Lives on Fire has many memorable descriptions of place and event. Belle’s Brisbane is sweaty, sexy, almost putrid. One of the best scenes is where she narrowly avoids throwing up in an expensive restaurant in the city. Sydney, particularly the stage and film Sydney of her friend, Nick, is flip, malicious, and very entertaining. Outback is bull-barred LandCruisers, shot-up road signs, and white superiority. Belle’s dog ‘becomes more and more feral’ as they head inland. There are many feral things in this novel. Belle belongs to a ‘feral family’, Nick tells her towards the end that she is becoming feral, she goes back to an ‘old dream of a feral theatre’. ‘Dream’ and ‘luminescence’ are very much overused as well.
Rosie Scott has an ambitious agenda as far as the novel form is concerned.

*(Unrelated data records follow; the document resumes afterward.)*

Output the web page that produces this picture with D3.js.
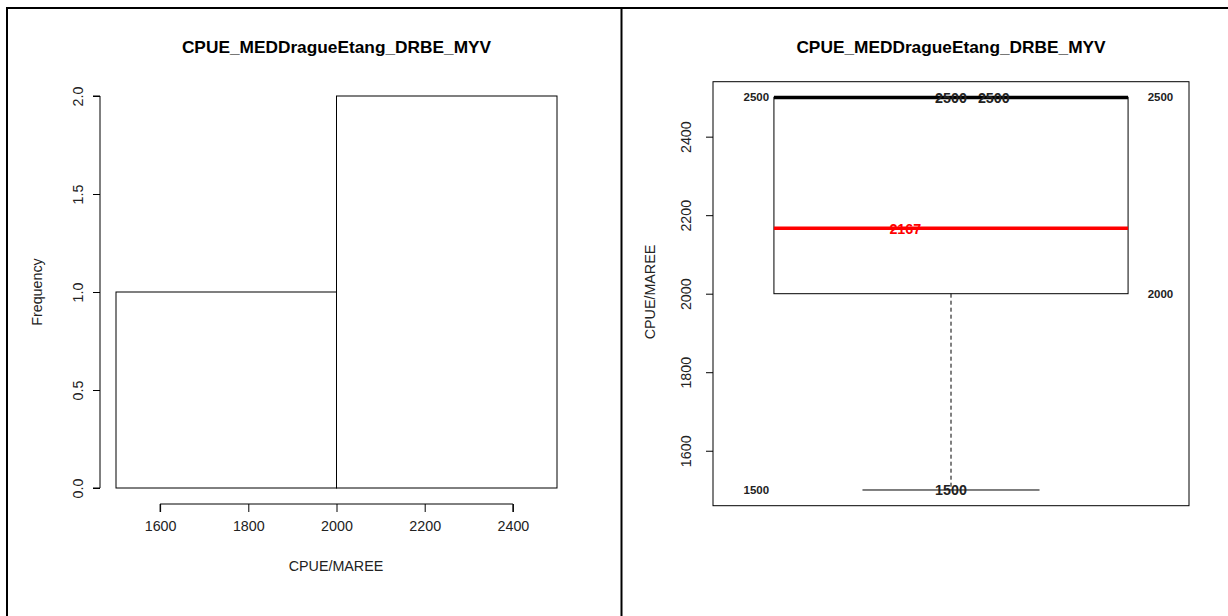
<!DOCTYPE html>
<html>
<head>
<meta charset="utf-8">
<script src="https://cdn.jsdelivr.net/npm/d3@7"></script>
<style>
  html, body { margin: 0; padding: 0; background: #fff; }
  svg { display: block; font-family: "Liberation Sans", Arial, Helvetica, sans-serif; }
</style>
</head>
<body>
<svg id="chart" width="1228" height="616"></svg>
<script>
// Catch-per-unit-effort per trip, gear DRBE, species MYV
const chartTitle = "CPUE_MEDDragueEtang_DRBE_MYV";
const axisTitle = "CPUE/MAREE";

// histogram bins and counts
const binEdges = [1500, 2000, 2500];
const binCounts = [1, 2];
const histXTicks = [1600, 1800, 2000, 2200, 2400];
const histYTicks = [0, 0.5, 1.0, 1.5, 2.0];

// boxplot summary
const boxMin = 1500, boxQ1 = 2000, boxMedian = 2500, boxQ3 = 2500, boxMax = 2500;
const boxMean = 2167;
const boxYTicks = [1600, 1800, 2000, 2200, 2400];

const svg = d3.select("#chart");

// panel frame lines
svg.append("path")
  .attr("d", "M7,616 V8 H1228 M621.5,8 V616")
  .attr("fill", "none").attr("stroke", "#000").attr("stroke-width", 2);

// ---------- histogram ----------
const hx = d3.scaleLinear().domain([1500, 2500]).range([116, 557]);
const hy = d3.scaleLinear().domain([0, 2]).range([488, 96]);

const hist = svg.append("g");
hist.append("text").attr("x", 336.5).attr("y", 53)
  .attr("text-anchor", "middle").attr("font-weight", "bold").attr("font-size", 17.3)
  .text(chartTitle);

hist.selectAll("rect.bar").data(binCounts).join("rect").attr("class", "bar")
  .attr("x", (d, i) => hx(binEdges[i]))
  .attr("width", (d, i) => hx(binEdges[i + 1]) - hx(binEdges[i]))
  .attr("y", d => hy(d))
  .attr("height", d => hy(0) - hy(d))
  .attr("fill", "none").attr("stroke", "#000").attr("stroke-width", 1);

const hxAxis = hist.append("g").attr("transform", "translate(0,504)")
  .call(d3.axisBottom(hx).tickValues(histXTicks).tickFormat(d3.format("d")).tickSize(8).tickPadding(9).tickSizeOuter(0));
const hyAxis = hist.append("g").attr("transform", "translate(100,0)")
  .call(d3.axisLeft(hy).tickValues(histYTicks).tickFormat(d3.format(".1f")).tickSize(7).tickSizeOuter(0));

[hxAxis, hyAxis].forEach(a => {
  a.select(".domain").attr("stroke", "#000");
  a.selectAll(".tick line").attr("stroke", "#000");
  a.selectAll("text").attr("font-size", 14.3).attr("fill", "#222")
    .attr("font-family", "Liberation Sans, Arial, sans-serif");
});
// x axis line spans only the ticks
hxAxis.select(".domain").attr("d", `M${hx(1600)},8V0H${hx(2400)}V8`);
hyAxis.select(".domain").attr("d", `M-7,${hy(0)}H0V${hy(2)}H-7`);
hyAxis.selectAll(".tick text")
  .attr("transform", "rotate(-90)").attr("x", 0).attr("y", -22)
  .attr("dy", "0.35em").attr("text-anchor", "middle");

hist.append("text").attr("x", 336).attr("y", 571).attr("text-anchor", "middle")
  .attr("font-size", 14.3).attr("fill", "#222").text(axisTitle);
hist.append("text").attr("transform", "translate(42,292) rotate(-90)")
  .attr("text-anchor", "middle").attr("font-size", 14.3).attr("fill", "#222").text("Frequency");

// ---------- boxplot ----------
const bx = d3.scaleLinear().domain([0.5, 1.5]).range([713, 1189]);
const by = d3.scaleLinear().domain([1460, 2540]).range([505.7, 81.7]);
const box = svg.append("g");

box.append("text").attr("x", 951).attr("y", 53)
  .attr("text-anchor", "middle").attr("font-weight", "bold").attr("font-size", 17.3)
  .text(chartTitle);

box.append("rect").attr("x", bx(0.5)).attr("y", by(2540))
  .attr("width", bx(1.5) - bx(0.5)).attr("height", by(1460) - by(2540))
  .attr("fill", "none").attr("stroke", "#000").attr("stroke-width", 1);

const halfBox = 0.372, halfCap = 0.186;
// lower whisker
box.append("line").attr("x1", bx(1)).attr("x2", bx(1))
  .attr("y1", by(boxQ1)).attr("y2", by(boxMin))
  .attr("stroke", "#000").attr("stroke-dasharray", "4,3");
box.append("line").attr("x1", bx(1 - halfCap)).attr("x2", bx(1 + halfCap))
  .attr("y1", by(boxMin)).attr("y2", by(boxMin)).attr("stroke", "#000");
// upper whisker (zero length here)
box.append("line").attr("x1", bx(1 - halfCap)).attr("x2", bx(1 + halfCap))
  .attr("y1", by(boxMax)).attr("y2", by(boxMax)).attr("stroke", "#000");
// box body
box.append("rect").attr("x", bx(1 - halfBox)).attr("y", by(boxQ3))
  .attr("width", bx(1 + halfBox) - bx(1 - halfBox)).attr("height", by(boxQ1) - by(boxQ3))
  .attr("fill", "none").attr("stroke", "#000").attr("stroke-width", 1);
// median
box.append("line").attr("x1", bx(1 - halfBox)).attr("x2", bx(1 + halfBox))
  .attr("y1", by(boxMedian)).attr("y2", by(boxMedian))
  .attr("stroke", "#000").attr("stroke-width", 3.5);
// mean
box.append("line").attr("x1", bx(1 - halfBox)).attr("x2", bx(1 + halfBox))
  .attr("y1", by(boxMean)).attr("y2", by(boxMean))
  .attr("stroke", "#ff0000").attr("stroke-width", 3.5);

const byAxis = box.append("g").attr("transform", `translate(${bx(0.5)},0)`)
  .call(d3.axisLeft(by).tickValues(boxYTicks).tickFormat(d3.format("d")).tickSize(7).tickSizeOuter(0));
byAxis.select(".domain").remove();
byAxis.selectAll(".tick line").attr("stroke", "#000");
byAxis.selectAll(".tick text")
  .attr("font-size", 14.3).attr("fill", "#222").attr("font-family", "Liberation Sans, Arial, sans-serif")
  .attr("transform", "rotate(-90)").attr("x", 0).attr("y", -27)
  .attr("dy", "0.35em").attr("text-anchor", "middle");

box.append("text").attr("transform", "translate(655,292) rotate(-90)")
  .attr("text-anchor", "middle").attr("font-size", 14.3).attr("fill", "#222").text(axisTitle);

// value annotations
const sideLabels = [
  { v: boxMax, pos: 0.591 },
  { v: boxMin, pos: 0.591 },
  { v: boxQ3, pos: 1.44 },
  { v: boxQ1, pos: 1.44 }
];
box.selectAll("text.side").data(sideLabels).join("text").attr("class", "side")
  .attr("x", d => bx(d.pos)).attr("y", d => by(d.v)).attr("dy", "0.35em")
  .attr("text-anchor", "middle").attr("font-weight", "bold").attr("font-size", 11.5)
  .attr("fill", "#222").text(d => d3.format("d")(d.v));

const centerLabels = [
  { v: boxMedian, pos: 1.0, color: "#222" },
  { v: boxMax, pos: 1.09, color: "#222" },
  { v: boxMin, pos: 1.0, color: "#222" },
  { v: boxMean, pos: 0.904, color: "#ff0000" }
];
box.selectAll("text.center").data(centerLabels).join("text").attr("class", "center")
  .attr("x", d => bx(d.pos)).attr("y", d => by(d.v)).attr("dy", "0.38em")
  .attr("text-anchor", "middle").attr("font-weight", "bold").attr("font-size", 14.3)
  .attr("fill", d => d.color).text(d => d3.format("d")(d.v));
</script>
</body>
</html>
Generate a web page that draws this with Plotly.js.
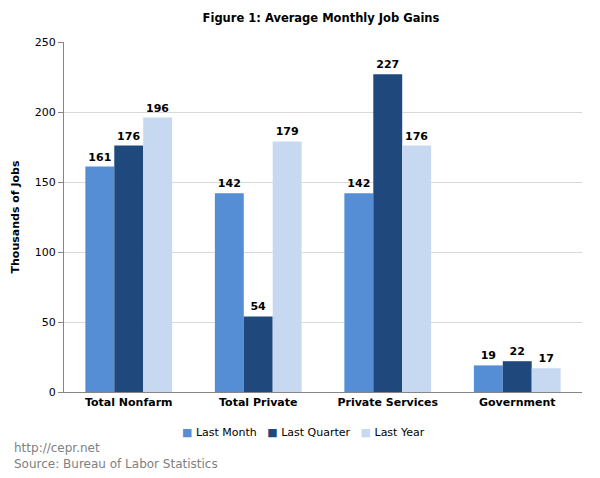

Sometimes this drives Lives on Fire to passages full of strength and sympathy. At other times it leads to language which is strained past breaking point. It was the quieter moments in the novel that held me: ‘Here all was softness, and in my drunkenness I felt like a nightwatcher perched high above the treetops, keeping guard on an ancient comely town’, or ‘There I was on one of those old shady Queenslander verandahs, a lemon drink in one hand, shifting my sweaty thighs on the canvas chair, sighing, staring out into the green heart of an umbrella tree as if I’d been rotting there for years’. I can read sentences like these till the cows come home.